Are you running with SET NOCOUNT ON?
Also, did you see the suggestion I posted?
>No I didn't - thanks I will.
>
>One problem I just noticed :
>
>I am running xp_cmdshell from master.
>
>the script does an explicit USE of the Membership database before it gets the list of indexes
>
>The output script, before it gets to the DROP lines created, has a line
>
>Changed database context to 'membership'.
>
>which will, of course, error when I try to run the .SQL script.
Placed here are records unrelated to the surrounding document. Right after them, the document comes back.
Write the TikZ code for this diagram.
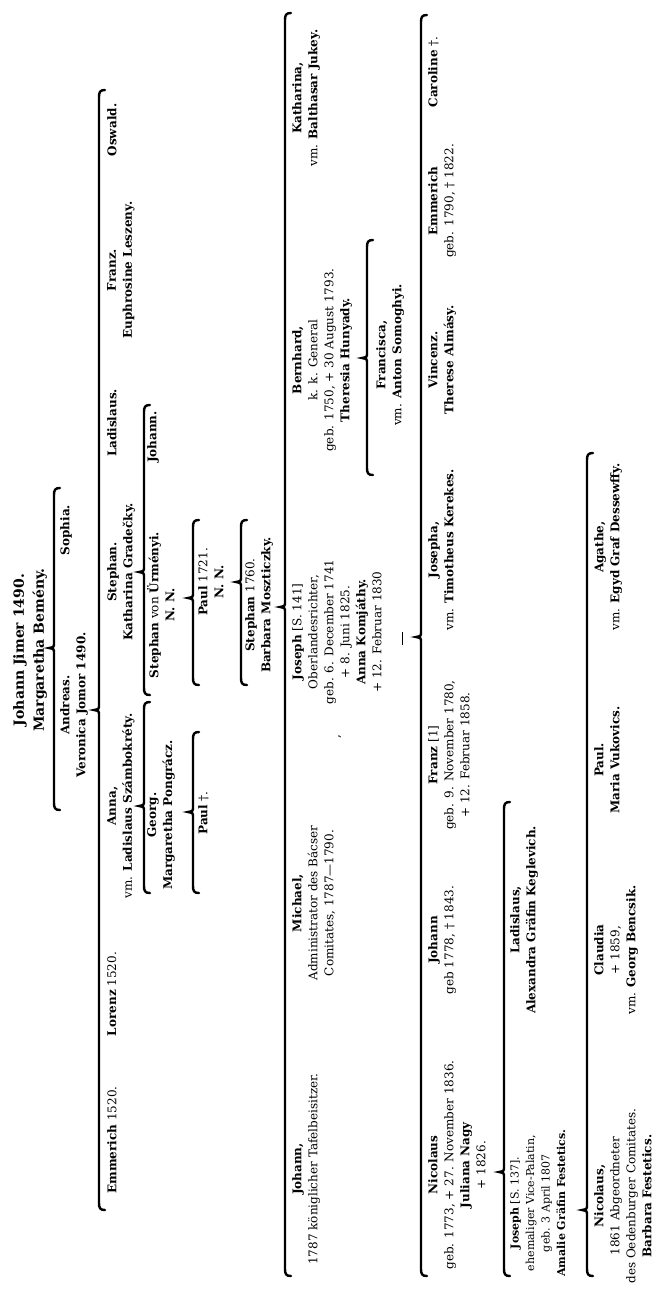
\documentclass[tikz,border=0pt]{standalone}
\usepackage{fontspec}
\setmainfont{DejaVu Serif}
\newcommand{\gbrace}[4]{%
  \draw[gbr] ({#1+6},{#2}) .. controls ({#1+1},{#2}) and ({#1},{#2+2}) .. ({#1},{#2+7})
    -- ({#1},{#4-5}) .. controls ({#1},{#4-1}) .. ({#1-5},{#4})
    .. controls ({#1},{#4+1}) .. ({#1},{#4+5})
    -- ({#1},{#3-7}) .. controls ({#1},{#3-2}) and ({#1+1},{#3}) .. ({#1+6},{#3});}
\tikzset{
  gbr/.style={line width=2.4pt, line cap=round},
  nd/.style={rotate=90, anchor=north, align=center, inner sep=0pt, font=\fontsize{12}{16}\selectfont},
  smallnd/.style={nd, font=\fontsize{11}{15.5}\selectfont},
  rootnd/.style={nd, font=\fontsize{14}{20}\selectfont\bfseries},
}
\begin{document}
\begin{tikzpicture}[x=1pt,y=-1pt]
\fill[white] (0,0) rectangle (667,1293);
\useasboundingbox (0,0) rectangle (667,1293);
% generation 0 and 1
\node[rootnd] (root) at (13,650) {Johann Jimer 1490.\\Margaretha Bemény.};
\gbrace{54}{488}{810}{648}
\node[nd] (andreas) at (60,705) {\textbf{Andreas.}\\\textbf{Veronica Jomor 1490.}};
\node[nd] (sophia) at (60,530) {\textbf{Sophia.}};
\gbrace{99}{90}{1210}{710}
% generation 2
\node[nd] (emm1) at (107,1140) {\textbf{Emmerich} 1520.};
\node[nd] (lor) at (107,994) {\textbf{Lorenz} 1520.};
\node[nd] (anna) at (107,806) {\textbf{Anna,}\\vm. \textbf{Ladislaus Számbokréty.}};
\node[nd] (steph) at (107,572) {\textbf{Stephan.}\\\textbf{Katharina Gradečky.}};
\node[nd] (lad) at (107,423) {\textbf{Ladislaus.}};
\node[nd] (franz) at (107,270) {\textbf{Franz.}\\\textbf{Euphrosine Leszeny.}};
\node[nd] (osw) at (107,130) {\textbf{Oswald.}};
\gbrace{144}{405}{695}{572}
\gbrace{144}{702}{893}{806}
% generation 3
\node[nd] (joh3) at (147,437) {\textbf{Johann.}};
\node[nd] (stu) at (147,605) {\textbf{Stephan} von \textbf{Ürményi.}\\\textbf{N. N.}};
\node[nd] (georg) at (147,815) {\textbf{Georg.}\\\textbf{Margaretha Pongrácz.}};
\gbrace{193}{520}{685}{598}
\gbrace{193}{732}{893}{812}
% generation 4
\node[nd] (paul1721) at (198,582) {\textbf{Paul} 1721.\\\textbf{N. N.}};
\node[nd] (paulx) at (198,813) {\textbf{Paul} †.};
\gbrace{241}{520}{685}{582}
\node[nd] (st1760) at (245,605) {\textbf{Stephan} 1760.\\\textbf{Barbara Moszticzky.}};
\gbrace{285}{13}{1276}{607}
% generation 5
\node[nd] (joh5) at (292,1169) {\textbf{Johann,}\\1787 königlicher Tafelbeisitzer.};
\node[nd] (mich) at (292,903) {\textbf{Michael,}\\Administrator des Bácser\\Comitates, 1787—1790.};
\node[nd] (jos5) at (292,632) {\textbf{Joseph} [S. 141]\\Oberlandesrichter,\\geb. 6. December 1741\\+ 8. Juni 1825.\\\textbf{Anna Komjáthy.}\\+ 12. Februar 1830};
\node[nd] (comma) at (338,737) {,};
\node[nd] (bern) at (292,360) {\textbf{Bernhard,}\\k. k. General\\geb. 1750, + 30 August 1793.\\\textbf{Theresia Hunyady.}};
\node[nd] (kath) at (292,98) {\textbf{Katharina,}\\vm. \textbf{Balthasar Jukey.}};
\gbrace{367}{240}{475}{358}
\node[nd] (fran) at (376,355) {\textbf{Francisca,}\\vm. \textbf{Anton Somoghyi.}};
\coordinate (tk1) at (402,632);
\coordinate (tk2) at (402,645);
\draw[line width=0.8pt] (tk1) -- (tk2);
\gbrace{421}{15}{1276}{637}
% generation 6
\node[nd] (nic6) at (428,1165) {\textbf{Nicolaus}\\geb. 1773, + 27. November 1836.\\\textbf{Juliana Nagy}\\+ 1826.};
\node[nd] (joh6) at (428,940) {\textbf{Johann}\\geb 1778, † 1843.};
\node[nd] (franz6) at (428,755) {\textbf{Franz} [1]\\geb. 9. November 1780,\\+ 12. Februar 1858.};
\node[nd] (josa) at (428,550) {\textbf{Josepha,}\\vm. \textbf{Timotheus Kerekes.}};
\node[nd] (vinc) at (428,360) {\textbf{Vincenz.}\\\textbf{Therese Almásy.}};
\node[nd] (emm6) at (428,201) {\textbf{Emmerich}\\geb. 1790, † 1822.};
\node[nd] (car) at (428,72) {\textbf{Caroline} †.};
\gbrace{504}{802}{1276}{1172}
% generation 7
\node[smallnd] (jos7) at (510,1203) {\textbf{Joseph} [S. 137].\\ehemaliger Vice-Palatin,\\geb. 3 April 1807\\\textbf{Amalie Gräfin Festetics.}};
\node[nd] (lad7) at (510,920) {\textbf{Ladislaus,}\\\textbf{Alexandra Gräfin Keglevich.}};
\gbrace{587}{453}{1276}{1210}
% generation 8
\node[nd] (nic8) at (594,1196) {\textbf{Nicolaus,}\\1861 Abgeordneter\\des Oedenburger Comitates.\\\textbf{Barbara Festetics.}};
\node[nd] (clau) at (594,950) {\textbf{Claudia}\\+ 1859,\\vm. \textbf{Georg Bencsik.}};
\node[nd] (paul8) at (594,760) {\textbf{Paul.}\\\textbf{Maria Vukovics.}};
\node[nd] (agat) at (594,547) {\textbf{Agathe,}\\vm. \textbf{Egyd Graf Dessewffy.}};
\end{tikzpicture}
\end{document}
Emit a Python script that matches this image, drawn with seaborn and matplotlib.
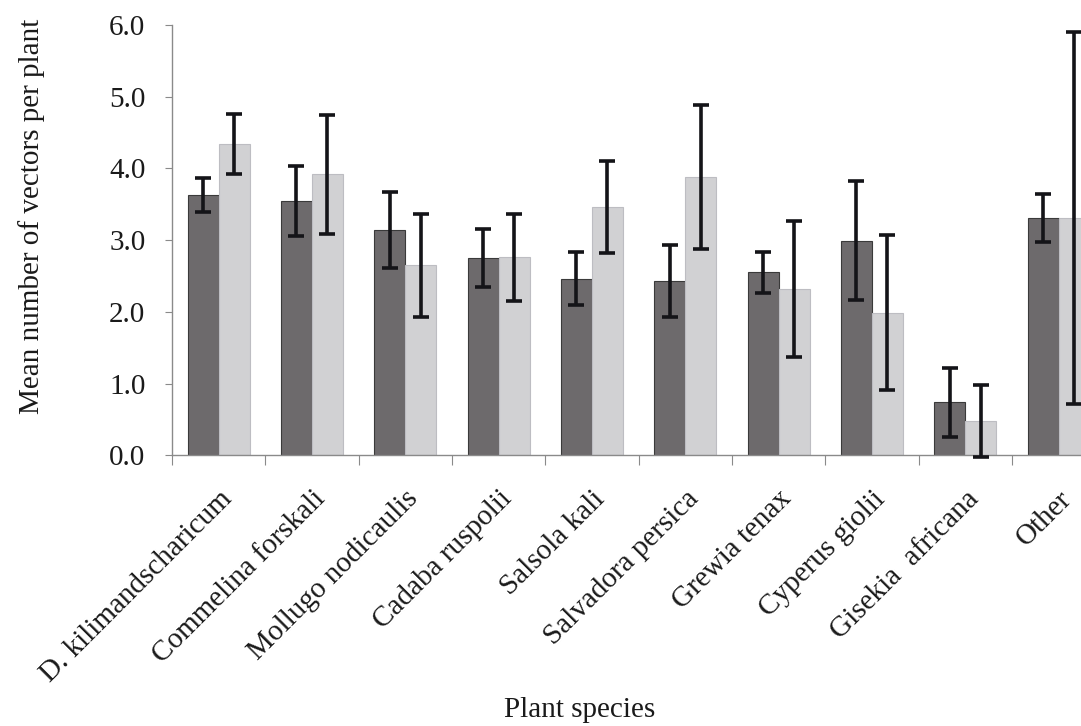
import matplotlib
matplotlib.use("Agg")
import matplotlib.pyplot as plt
import seaborn as sns
import pandas as pd
import numpy as np
from matplotlib.ticker import FixedLocator, NullFormatter

species = ["D. kilimandscharicum", "Commelina forskali", "Mollugo nodicaulis",
           "Cadaba ruspolii", "Salsola kali", "Salvadora persica", "Grewia tenax",
           "Cyperus giolii", "Gisekia  africana", "Other"]
series_names = ["Series 1", "Series 2"]
dark_vals = [3.63, 3.55, 3.14, 2.75, 2.46, 2.43, 2.55, 2.99, 0.74, 3.31]
dark_err = [0.24, 0.49, 0.53, 0.40, 0.37, 0.50, 0.29, 0.83, 0.48, 0.33]
light_vals = [4.34, 3.92, 2.65, 2.76, 3.46, 3.88, 2.32, 1.99, 0.48, 3.31]
light_err = [0.42, 0.83, 0.72, 0.61, 0.64, 1.00, 0.95, 1.08, 0.50, 2.59]
y_ticks = [0.0, 1.0, 2.0, 3.0, 4.0, 5.0, 6.0]

df = pd.DataFrame({
    "species": species * 2,
    "series": [series_names[0]] * len(species) + [series_names[1]] * len(species),
    "value": dark_vals + light_vals,
})
errs = [dark_err, light_err]

sns.set_theme(style="white")
plt.rcParams["font.family"] = ["Liberation Serif", "DejaVu Serif"]

fig = plt.figure(figsize=(10.81, 7.26), dpi=100)
ax = fig.add_axes([0.159, 0.373, 0.841, 0.627])

sns.barplot(data=df, x="species", y="value", hue="series", order=species,
            hue_order=series_names, palette=["#6d6a6c", "#d0d0d4"],
            width=0.665, errorbar=None, legend=False, ax=ax,
            edgecolor="#3a3a3a", linewidth=0.8)

for p in ax.containers[1]:
    p.set_edgecolor("#bdbdc2")

for cont, e in zip(ax.containers, errs):
    xs = [p.get_x() + p.get_width() / 2 for p in cont]
    ys = [p.get_height() for p in cont]
    ax.errorbar(xs, ys, yerr=e, fmt="none", ecolor="#141418", elinewidth=2.6,
                capsize=5.5, capthick=2.6, clip_on=False, zorder=5)

ax.set_ylim(0, 6.35)
ax.set_xlim(-0.5, 9.24)
ax.set_yticks(y_ticks)
ax.set_yticklabels([f"{t:.1f}" for t in y_ticks], fontsize=21, color="#1a1a1a")
ax.spines["left"].set_bounds(0, 6.0)
for s in ["top", "right"]:
    ax.spines[s].set_visible(False)
for s in ["left", "bottom"]:
    ax.spines[s].set_color("#8a8a8a")
    ax.spines[s].set_linewidth(1.0)

ax.tick_params(axis="y", which="major", direction="out", length=5, width=0.8,
               color="#8a8a8a", left=True, pad=14)
ax.tick_params(axis="x", which="major", length=0, pad=22)
ax.xaxis.set_minor_locator(FixedLocator(np.arange(-0.5, 9.5, 1.0)))
ax.xaxis.set_minor_formatter(NullFormatter())
ax.tick_params(axis="x", which="minor", direction="out", length=7, width=0.8,
               color="#8a8a8a", bottom=True)

ax.set_xticks(range(len(species)))
ax.set_xticklabels(species, rotation=45, ha="right", rotation_mode="anchor",
                   fontsize=21, color="#1a1a1a")

ax.set_xlabel("Plant species", fontsize=21, color="#1a1a1a")
ax.xaxis.set_label_coords(0.449, -0.56)
ax.xaxis.label.set_va("center")
ax.set_ylabel("Mean number of vectors per plant", fontsize=21, color="#1a1a1a")
ax.yaxis.set_label_coords(-0.14, 0.525)

fig.savefig("out.png", dpi=100)
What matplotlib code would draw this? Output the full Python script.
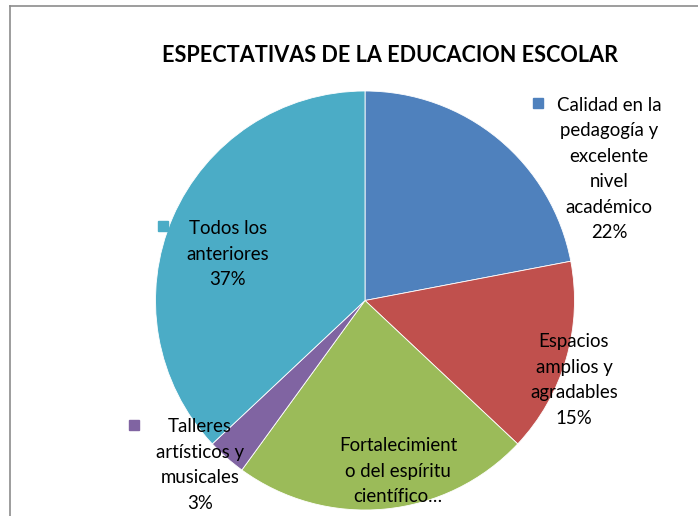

Is there a way to suppress that line as part of the output ?
>
>
>
>I am runnin
>>Did you try
>>
>>-S (local)
>>
>>
>>>Okay, here's what I have so far and it's working nicely.
>>>
>>>( as you said I had to enable xp_cmdshell first )
>>>
>>>
>>>DECLARE @source VARCHAR(200)
>>>DECLARE @result VARCHAR(200)
>>>DECLARE @cmd VARCHAR(200)
>>>
>>>SET @source = '"C:\PDS\Create Drop all indexes.sql"'
>>>SET @result = '"C:\PDS\Drop all Membership indexes.sql"'
>>>
>>>SET @cmd = 'SqlCmd -E -S HARRY-WIN7 -i '+@source+ ' -o ' +@result
>>>
>>>EXEC master..xp_cmdshell @cmd;
>>>
>>>
>>>
>>>When this completes I have exactly what I want in the result .sql file.
>>>
>>>For lurkers : two tricky spots - be sure to use -E param so you see errors - I needed to be sure output was going to a folder that SQL server had permission to use
>>>
>>>The server must be name explicitly - local won't do it
>>>
>>>But this just opened a whole new world for me in using T-SQL. I love the idea of writing scripts that write scripts and now being able to 'automate' the drudge part has real potential for what I'm working on.
>>>
>>>Thanks to Serge and Naomi for your help. As I make more progress with this I'll post my results.
If it's not broken, fix it until it is.